Although Melania essentially used emotional blackmail to convince Pinianus to relinquish marital sex, he was willing to follow her lead. ‘‘Chaste marriage’’ could work only if both partners were committed to celibacy, as we see in a case handled by Augustine as bishop of Hippo (Ep. 262). Ecdicia and her husband had agreed to live celibately (they already had one son), but he broke his vow in an adulterous relationship. Ecdicia wrote to Augustine, expecting sympathy and advice, but the bishop was displeased when he learned that Ecdicia’s husband had committed adultery in anger at her, after she gave her money as alms to wandering monks and changed her matron’s dress for widow’s weeds. To Augustine, Ecdicia’s imprudence (he had doubts about the authenticity of the ‘‘monks’’) and contempt for her marriage were directly to blame for her husband’s fall. She had not consulted her husband before disposing of her property, and had deprived their son of his future inheritance.

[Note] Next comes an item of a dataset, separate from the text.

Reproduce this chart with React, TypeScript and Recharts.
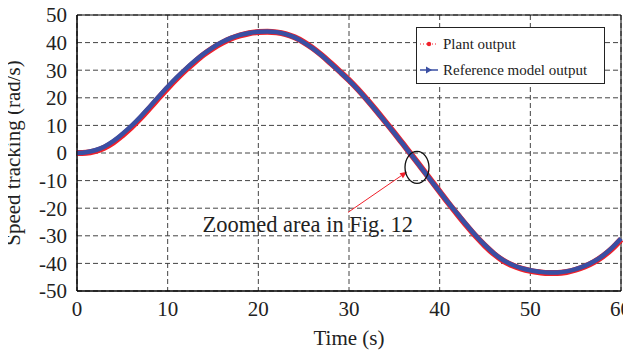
import React from 'react';
import {
  LineChart,
  Line,
  XAxis,
  YAxis,
  CartesianGrid,
  ReferenceArea,
  ReferenceDot,
  ReferenceLine,
} from 'recharts';

const time = [
  0, 1, 2, 3, 4, 5, 6, 7, 8, 9, 10, 11, 12, 13, 14, 15, 16, 17, 18, 19, 20,
  21, 22, 23, 24, 25, 26, 27, 28, 29, 30, 31, 32, 33, 34, 35, 36, 37, 38, 39, 40,
  41, 42, 43, 44, 45, 46, 47, 48, 49, 50, 51, 52, 53, 54, 55, 56, 57, 58, 59, 60,
];

const referenceOutput = [
  0, 0.3, 1.0, 2.3, 4.3, 6.9, 9.8, 13.1, 16.7, 20.4, 24.0, 27.4, 30.5, 33.4, 36.0, 38.3,
  40.2, 41.7, 42.8, 43.5, 43.9, 44.0, 43.8, 43.1, 41.9, 40.1, 37.9, 35.3, 32.4, 29.4,
  26.3, 22.9, 19.2, 15.3, 11.3, 7.2, 3.0, -1.2, -5.5, -9.8, -14.0, -18.2, -22.2, -26.2,
  -30.0, -33.4, -36.4, -38.8, -40.5, -41.7, -42.5, -43.0, -43.3, -43.3, -42.9, -42.1,
  -40.9, -39.3, -37.2, -34.4, -31.0,
];

const plantOutput = [
  0, 0.1, 0.7, 1.9, 3.8, 6.4, 9.3, 12.6, 16.2, 19.9, 23.5, 26.9, 30.1, 33.0, 35.7, 38.0,
  39.9, 41.5, 42.6, 43.4, 43.8, 43.9, 43.7, 43.1, 41.9, 40.2, 38.0, 35.4, 32.5, 29.5,
  26.4, 23.0, 19.3, 15.4, 11.4, 7.3, 3.1, -1.1, -5.4, -9.7, -14.0, -18.3, -22.4, -26.4,
  -30.2, -33.6, -36.6, -39.0, -40.7, -41.9, -42.7, -43.2, -43.5, -43.5, -43.1, -42.3,
  -41.1, -39.5, -37.4, -34.7, -31.3,
];

const xTicks = [0, 10, 20, 30, 40, 50, 60];
const yTicks = [-50, -40, -30, -20, -10, 0, 10, 20, 30, 40, 50];

const data = time.map((t, i) => ({
  t,
  reference: referenceOutput[i],
  plant: plantOutput[i],
}));

const FONT = '"Liberation Serif", "Times New Roman", serif';
const RED = '#f0202a';
const BLUE = '#3a4fa3';

// legend box sits over the upper right of the plot
function LegendBox() {
  return (
    <svg
      width={189}
      height={57}
      style={{ position: 'absolute', left: 408, top: 19, background: '#fff' }}
    >
      <rect x={0.5} y={0.5} width={188} height={56} fill="#fff" stroke="#222" />
      <line x1={4} y1={17} x2={22} y2={17} stroke={RED} strokeWidth={1} strokeDasharray="1 2" />
      <circle cx={13} cy={17} r={2.2} fill={RED} />
      <text x={27} y={22} fontFamily={FONT} fontSize={15} fill="#222">Plant output</text>
      <line x1={4} y1={43} x2={22} y2={43} stroke={BLUE} strokeWidth={1.5} />
      <polygon points="10,39.5 16,43 10,46.5" fill={BLUE} />
      <text x={27} y={48} fontFamily={FONT} fontSize={15} fill="#222">Reference model output</text>
    </svg>
  );
}

export default function App() {
  return (
    <div style={{ position: 'relative', width: 623, height: 343 }}>
      <LineChart
        width={623}
        height={343}
        data={data}
        margin={{ top: 7, right: 10, bottom: 0, left: 0 }}
      >
        <CartesianGrid stroke="#444" strokeDasharray="5 3" />
        <XAxis
          dataKey="t"
          type="number"
          domain={[0, 60]}
          ticks={xTicks}
          height={60}
          tickSize={0}
          tickMargin={10}
          axisLine={{ stroke: '#000' }}
          tick={{ fill: '#222', fontSize: 21, fontFamily: FONT }}
          label={{
            value: 'Time (s)',
            position: 'insideBottom',
            offset: 6,
            fill: '#222',
            fontSize: 21,
            fontFamily: FONT,
          }}
        />
        <YAxis
          type="number"
          domain={[-50, 50]}
          ticks={yTicks}
          width={69}
          tickSize={0}
          tickMargin={10}
          interval={0}
          axisLine={{ stroke: '#000' }}
          tick={{ fill: '#222', fontSize: 21, fontFamily: FONT }}
          label={{
            value: 'Speed tracking (rad/s)',
            angle: -90,
            position: 'insideLeft',
            offset: 5,
            style: { textAnchor: 'middle' },
            fill: '#222',
            fontSize: 21,
            fontFamily: FONT,
          }}
        />
        <ReferenceArea x1={0} x2={60} y1={-50} y2={50} fill="none" stroke="#000" strokeWidth={1} />
        <Line
          dataKey="plant"
          type="monotone"
          stroke={RED}
          strokeWidth={6}
          dot={false}
          isAnimationActive={false}
        />
        <Line
          dataKey="reference"
          type="monotone"
          stroke={BLUE}
          strokeWidth={4.5}
          dot={false}
          isAnimationActive={false}
        />
        {/* circled region on the falling edge */}
        <ReferenceDot
          x={37.5}
          y={-5.2}
          shape={(p: any) => (
            <ellipse cx={p.cx} cy={p.cy} rx={12} ry={16} fill="none" stroke="#111" strokeWidth={1.3} />
          )}
        />
        <ReferenceLine
          segment={[
            { x: 29.9, y: -21.5 },
            { x: 36.4, y: -6.8 },
          ]}
          shape={(p: any) => {
            const { x1, y1, x2, y2 } = p;
            const a = Math.atan2(y2 - y1, x2 - x1);
            const len = 7;
            const w = 3;
            const bx = x2 - len * Math.cos(a);
            const by = y2 - len * Math.sin(a);
            const pts = [
              `${x2},${y2}`,
              `${bx - w * Math.sin(a)},${by + w * Math.cos(a)}`,
              `${bx + w * Math.sin(a)},${by - w * Math.cos(a)}`,
            ].join(' ');
            return (
              <g>
                <line x1={x1} y1={y1} x2={bx} y2={by} stroke={RED} strokeWidth={1} />
                <polygon points={pts} fill={RED} />
              </g>
            );
          }}
        />
        <ReferenceDot
          x={25.45}
          y={-28.8}
          shape={(p: any) => (
            <text x={p.cx} y={p.cy} textAnchor="middle" fontFamily={FONT} fontSize={22.5} fill="#222">
              Zoomed area in Fig. 12
            </text>
          )}
        />
      </LineChart>
      <LegendBox />
    </div>
  );
}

If Ecdicia had wanted to use her property in this way, Augustine says, she should have ‘‘respectfully suggested’’ the idea to her husband and followed his authority as her ‘‘head’’ (see 1 Cor. 11).
Ecdicia assumed that her vow of celibacy enabled her to act like a true widow, and a childless widow at that. In giving her own money away, she was within her rights: legally, the property of each spouse remained separate during marriage, and only a wife’s dowry would come into her husband’s possession. But in practice, husbands and wives often administered their property in common, and husbands were expected to maintain supervision over not only the dowry but also other property legally belonging to their wives (Arjava 1996: 133-56). In neglecting her son's financial interests, moreover, Ecdicia went against both traditional Roman expectations that mothers should make their children heirs (Dixon 1988: 44-60) and contemporary Roman law, which regulated children's rights to bona materna (Arjava 1996: 94-105). And like Augustine, imperial law was suspicious of the motives of ecclesiastics who wheedled donations from wealthy women (Evans-Grubbs 2001: 225-34).
Ecdicia's case was not unique, as is shown by a letter from Augustine's theological opponent Pelagius to another woman who had vowed herself to chastity before consulting her husband (Ad Celantiam). The impetus for a celibate marriage may often have come from only one partner, with the other being ‘‘persuaded'' reluctantly or not even consulted.